• **Task objective**:
Omit pictures and quote the listing below line by line, from its start through the line that holds "-1.1, -1.05, -1.05, -1.0]".

━━━ Given data

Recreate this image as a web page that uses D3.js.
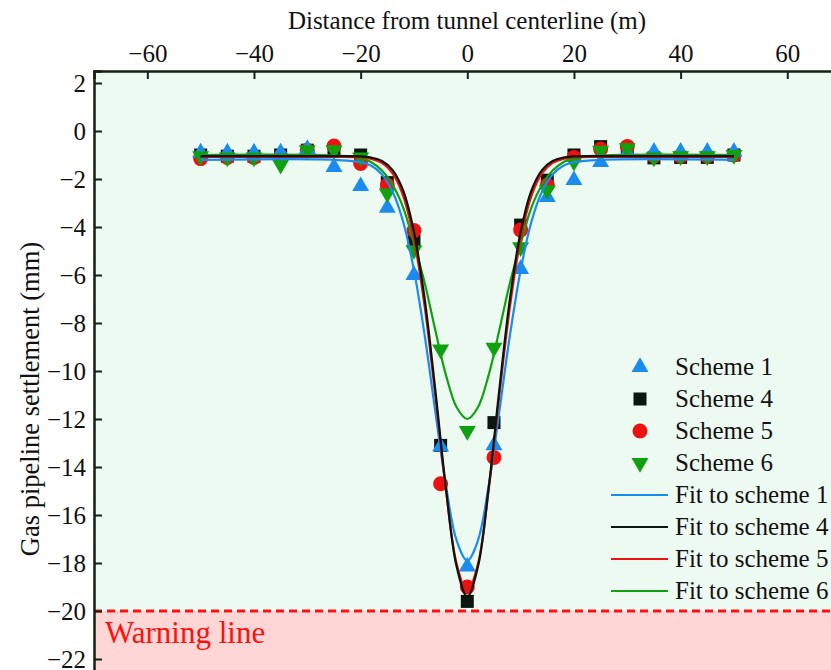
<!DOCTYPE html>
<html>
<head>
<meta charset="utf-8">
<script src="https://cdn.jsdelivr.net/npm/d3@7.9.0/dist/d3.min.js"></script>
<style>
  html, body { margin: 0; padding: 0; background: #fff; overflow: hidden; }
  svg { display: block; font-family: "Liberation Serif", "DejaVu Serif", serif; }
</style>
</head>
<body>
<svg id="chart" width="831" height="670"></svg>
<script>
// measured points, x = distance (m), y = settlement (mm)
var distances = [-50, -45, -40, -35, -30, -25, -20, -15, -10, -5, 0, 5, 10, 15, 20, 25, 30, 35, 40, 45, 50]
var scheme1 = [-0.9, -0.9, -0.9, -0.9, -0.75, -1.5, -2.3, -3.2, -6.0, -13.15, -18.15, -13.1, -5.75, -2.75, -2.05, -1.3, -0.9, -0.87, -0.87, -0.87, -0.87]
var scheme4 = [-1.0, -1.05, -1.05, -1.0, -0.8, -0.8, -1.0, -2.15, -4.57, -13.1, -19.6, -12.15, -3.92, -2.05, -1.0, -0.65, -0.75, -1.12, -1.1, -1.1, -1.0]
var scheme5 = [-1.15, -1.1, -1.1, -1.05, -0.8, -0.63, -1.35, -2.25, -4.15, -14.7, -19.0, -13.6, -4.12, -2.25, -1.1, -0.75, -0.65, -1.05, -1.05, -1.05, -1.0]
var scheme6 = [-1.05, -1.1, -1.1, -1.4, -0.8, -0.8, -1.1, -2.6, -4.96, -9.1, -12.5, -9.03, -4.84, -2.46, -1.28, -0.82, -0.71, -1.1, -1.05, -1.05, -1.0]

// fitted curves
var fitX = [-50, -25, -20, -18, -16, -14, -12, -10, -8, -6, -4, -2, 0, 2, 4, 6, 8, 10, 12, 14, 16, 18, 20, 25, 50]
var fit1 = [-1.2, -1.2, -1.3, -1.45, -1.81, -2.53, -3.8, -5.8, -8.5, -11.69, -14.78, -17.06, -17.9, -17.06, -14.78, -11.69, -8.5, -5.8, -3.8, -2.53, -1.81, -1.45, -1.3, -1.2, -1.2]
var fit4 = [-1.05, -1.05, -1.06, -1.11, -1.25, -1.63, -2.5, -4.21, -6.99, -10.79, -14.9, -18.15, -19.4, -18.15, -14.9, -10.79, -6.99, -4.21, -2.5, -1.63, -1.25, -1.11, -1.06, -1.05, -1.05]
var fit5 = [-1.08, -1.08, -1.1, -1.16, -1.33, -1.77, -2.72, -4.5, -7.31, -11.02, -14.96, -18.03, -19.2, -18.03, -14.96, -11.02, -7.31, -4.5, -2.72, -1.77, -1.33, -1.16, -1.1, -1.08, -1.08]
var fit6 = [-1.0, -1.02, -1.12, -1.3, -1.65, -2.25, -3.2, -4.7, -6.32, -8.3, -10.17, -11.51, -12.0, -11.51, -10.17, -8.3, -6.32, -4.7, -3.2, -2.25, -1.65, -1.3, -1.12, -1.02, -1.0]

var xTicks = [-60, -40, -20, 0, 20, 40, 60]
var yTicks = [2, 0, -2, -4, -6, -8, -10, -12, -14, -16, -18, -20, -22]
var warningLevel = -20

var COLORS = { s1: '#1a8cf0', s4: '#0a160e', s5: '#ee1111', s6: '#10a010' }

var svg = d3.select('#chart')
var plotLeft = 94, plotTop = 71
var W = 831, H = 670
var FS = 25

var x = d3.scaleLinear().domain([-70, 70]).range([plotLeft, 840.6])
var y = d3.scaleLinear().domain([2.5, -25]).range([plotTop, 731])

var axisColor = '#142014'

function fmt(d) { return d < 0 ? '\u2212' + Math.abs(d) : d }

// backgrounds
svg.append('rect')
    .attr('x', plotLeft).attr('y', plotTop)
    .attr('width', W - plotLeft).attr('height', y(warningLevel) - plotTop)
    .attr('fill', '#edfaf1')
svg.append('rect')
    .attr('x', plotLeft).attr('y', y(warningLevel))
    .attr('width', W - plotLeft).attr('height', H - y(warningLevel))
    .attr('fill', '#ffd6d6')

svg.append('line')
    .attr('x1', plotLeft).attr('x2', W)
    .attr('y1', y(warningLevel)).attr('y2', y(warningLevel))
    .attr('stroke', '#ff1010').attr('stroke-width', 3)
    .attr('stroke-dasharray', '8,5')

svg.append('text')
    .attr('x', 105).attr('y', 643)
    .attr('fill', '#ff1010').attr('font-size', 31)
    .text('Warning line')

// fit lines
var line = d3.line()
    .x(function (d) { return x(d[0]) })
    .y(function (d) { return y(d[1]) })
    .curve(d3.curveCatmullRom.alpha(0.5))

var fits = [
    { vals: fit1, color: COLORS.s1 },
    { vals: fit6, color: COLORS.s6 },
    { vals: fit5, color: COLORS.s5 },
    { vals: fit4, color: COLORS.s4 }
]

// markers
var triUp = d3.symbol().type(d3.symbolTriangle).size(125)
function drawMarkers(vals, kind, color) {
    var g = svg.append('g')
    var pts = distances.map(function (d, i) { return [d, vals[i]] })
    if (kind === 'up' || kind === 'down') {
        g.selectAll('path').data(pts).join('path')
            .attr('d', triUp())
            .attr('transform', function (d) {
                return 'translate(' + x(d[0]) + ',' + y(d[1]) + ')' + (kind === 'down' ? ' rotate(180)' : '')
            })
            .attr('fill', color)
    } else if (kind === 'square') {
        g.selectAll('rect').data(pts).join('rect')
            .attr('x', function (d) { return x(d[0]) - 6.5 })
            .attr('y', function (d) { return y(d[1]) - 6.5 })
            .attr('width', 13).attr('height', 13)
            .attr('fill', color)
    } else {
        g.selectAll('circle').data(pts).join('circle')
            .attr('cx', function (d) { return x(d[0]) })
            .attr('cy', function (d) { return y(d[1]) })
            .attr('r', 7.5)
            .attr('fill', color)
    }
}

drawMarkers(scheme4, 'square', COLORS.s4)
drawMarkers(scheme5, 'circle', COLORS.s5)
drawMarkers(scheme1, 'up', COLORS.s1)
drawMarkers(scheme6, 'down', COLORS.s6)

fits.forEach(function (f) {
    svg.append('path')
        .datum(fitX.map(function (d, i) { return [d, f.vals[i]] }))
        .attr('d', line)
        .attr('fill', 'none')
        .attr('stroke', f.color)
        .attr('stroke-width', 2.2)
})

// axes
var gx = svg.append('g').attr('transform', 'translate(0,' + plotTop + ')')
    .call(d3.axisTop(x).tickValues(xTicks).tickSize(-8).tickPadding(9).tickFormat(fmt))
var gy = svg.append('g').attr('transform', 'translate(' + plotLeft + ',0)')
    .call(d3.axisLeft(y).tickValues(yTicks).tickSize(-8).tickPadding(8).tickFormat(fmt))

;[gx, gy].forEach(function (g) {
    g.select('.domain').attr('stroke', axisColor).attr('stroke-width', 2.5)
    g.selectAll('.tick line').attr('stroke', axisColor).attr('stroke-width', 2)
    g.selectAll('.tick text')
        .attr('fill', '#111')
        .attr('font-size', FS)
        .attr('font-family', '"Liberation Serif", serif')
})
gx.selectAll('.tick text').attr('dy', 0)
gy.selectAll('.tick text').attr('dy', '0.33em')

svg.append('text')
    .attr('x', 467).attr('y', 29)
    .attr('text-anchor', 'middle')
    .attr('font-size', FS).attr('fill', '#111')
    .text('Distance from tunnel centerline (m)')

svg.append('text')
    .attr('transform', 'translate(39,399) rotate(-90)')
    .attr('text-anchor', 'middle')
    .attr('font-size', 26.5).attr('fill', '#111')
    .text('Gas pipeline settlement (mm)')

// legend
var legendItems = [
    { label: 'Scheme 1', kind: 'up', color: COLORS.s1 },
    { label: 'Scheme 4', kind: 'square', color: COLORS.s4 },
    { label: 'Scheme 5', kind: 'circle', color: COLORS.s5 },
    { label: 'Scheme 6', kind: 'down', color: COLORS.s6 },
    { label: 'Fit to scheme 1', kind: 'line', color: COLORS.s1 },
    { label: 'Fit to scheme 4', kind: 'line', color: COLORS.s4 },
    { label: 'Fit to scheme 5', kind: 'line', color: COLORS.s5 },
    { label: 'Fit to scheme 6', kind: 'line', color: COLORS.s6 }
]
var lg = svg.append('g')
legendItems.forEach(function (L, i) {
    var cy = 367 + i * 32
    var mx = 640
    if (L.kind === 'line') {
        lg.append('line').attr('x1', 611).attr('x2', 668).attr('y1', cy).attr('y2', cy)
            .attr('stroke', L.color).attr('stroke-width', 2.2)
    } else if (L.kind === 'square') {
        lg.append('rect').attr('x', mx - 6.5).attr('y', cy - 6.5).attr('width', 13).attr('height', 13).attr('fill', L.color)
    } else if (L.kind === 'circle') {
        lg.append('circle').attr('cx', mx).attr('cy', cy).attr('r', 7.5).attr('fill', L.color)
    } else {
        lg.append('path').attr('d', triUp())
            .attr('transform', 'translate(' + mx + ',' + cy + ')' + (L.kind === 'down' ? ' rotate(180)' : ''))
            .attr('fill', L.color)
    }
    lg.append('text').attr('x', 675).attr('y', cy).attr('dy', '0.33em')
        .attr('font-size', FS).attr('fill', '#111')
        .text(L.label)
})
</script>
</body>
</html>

━━━━━━

• **Expected answer**:
Recreate this image as a web page that uses D3.js.
<!DOCTYPE html>
<html>
<head>
<meta charset="utf-8">
<script src="https://cdn.jsdelivr.net/npm/d3@7.9.0/dist/d3.min.js"></script>
<style>
  html, body { margin: 0; padding: 0; background: #fff; overflow: hidden; }
  svg { display: block; font-family: "Liberation Serif", "DejaVu Serif", serif; }
</style>
</head>
<body>
<svg id="chart" width="831" height="670"></svg>
<script>
// measured points, x = distance (m), y = settlement (mm)
var distances = [-50, -45, -40, -35, -30, -25, -20, -15, -10, -5, 0, 5, 10, 15, 20, 25, 30, 35, 40, 45, 50]
var scheme1 = [-0.9, -0.9, -0.9, -0.9, -0.75, -1.5, -2.3, -3.2, -6.0, -13.15, -18.15, -13.1, -5.75, -2.75, -2.05, -1.3, -0.9, -0.87, -0.87, -0.87, -0.87]
var scheme4 = [-1.0, -1.05, -1.05, -1.0, -0.8, -0.8, -1.0, -2.15, -4.57, -13.1, -19.6, -12.15, -3.92, -2.05, -1.0, -0.65, -0.75, -1.12, -1.1, -1.1, -1.0]
var scheme5 = [-1.15, -1.1, -1.1, -1.05, -0.8, -0.63, -1.35, -2.25, -4.15, -14.7, -19.0, -13.6, -4.12, -2.25, -1.1, -0.75, -0.65, -1.05, -1.05, -1.05, -1.0]
var scheme6 = [-1.05, -1.1, -1.1, -1.4, -0.8, -0.8, -1.1, -2.6, -4.96, -9.1, -12.5, -9.03, -4.84, -2.46, -1.28, -0.82, -0.71, -1.1, -1.05, -1.05, -1.0]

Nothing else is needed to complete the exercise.